I’m Bronwyn, and I’ve had a long interest in textile and clothing history. Although I’ve always enjoyed dressing up and attending events, over the years my interest has evolved and I’ve become increasingly fascinated by the textiles, construction and sewing techniques involved in historic clothing.
My Honours thesis (2001) was on 18th century British worsted textiles, and it involved researching original clothier’s sample books, and spinning and weaving some small reconstructions of fabric types that were lost and forgotten under the impact of the Industrial Revolution.

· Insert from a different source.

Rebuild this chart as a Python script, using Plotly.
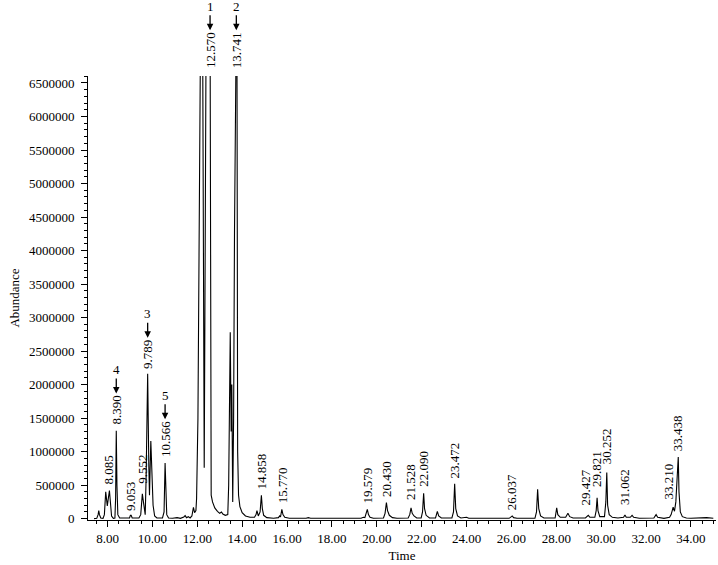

From 2018 to 2024 I was involved with the Armidale Folk Museum, in northern NSW, Australia, initially leading a volunteer team to document the clothing and textile collection, and then some contract work leading the small museum team, and curating several exhibitions of dress.
This inspired me to undertake a Master of History degree with a major in public history/applying history. It was a coursework degree with a research project component. For my project I researched the skills of rural dressmakers in colonial, rural Australia in large part through re-creating an 1884 wedding dress in the Armidale Folk Museum collection using the techniques of the extant garment. The dress was well-provenanced to a local bride and would have been made in the district.
In late 2024/2025 I moved 1400km/900 miles south to Ballarat in Victoria, to undertake a PhD at the Australian Catholic University, in collaboration with Sovereign Hill, Australia’s largest and most successful open-air living museum. My project is researching dressmakers on the Ballarat goldfields during the 1850s, and exploring ways to represent the dressmaking trade and dressmakers’ skills in the living museum.
This website documents my research-based practice in constructing historic clothing using, as far as possible, historically-accurate techniques. For clothing from the pre-1850 period, prior to the widespread use of sewing machines, this involves using hand-stitching techniques, some of which are quite different to machine-stitching. It’s been an interesting journey, researching these and putting them into practice, and I still have more to learn.
For the next two years much of my historic sewing will be focused around the 1850s, but there may be the occasional foray into other eras in between PhD sewing. I attend and teach workshops at A Regency Affair in the NSW Southern Highlands each year, so I may squeeze in some updating of my Regency wardrobe. And I do love other eras, so once the PhD sewing is under control (haha!) I may be tempted to the late 18th century, 1880s, Edwardian, 1940s, and even a touch of Steampunk.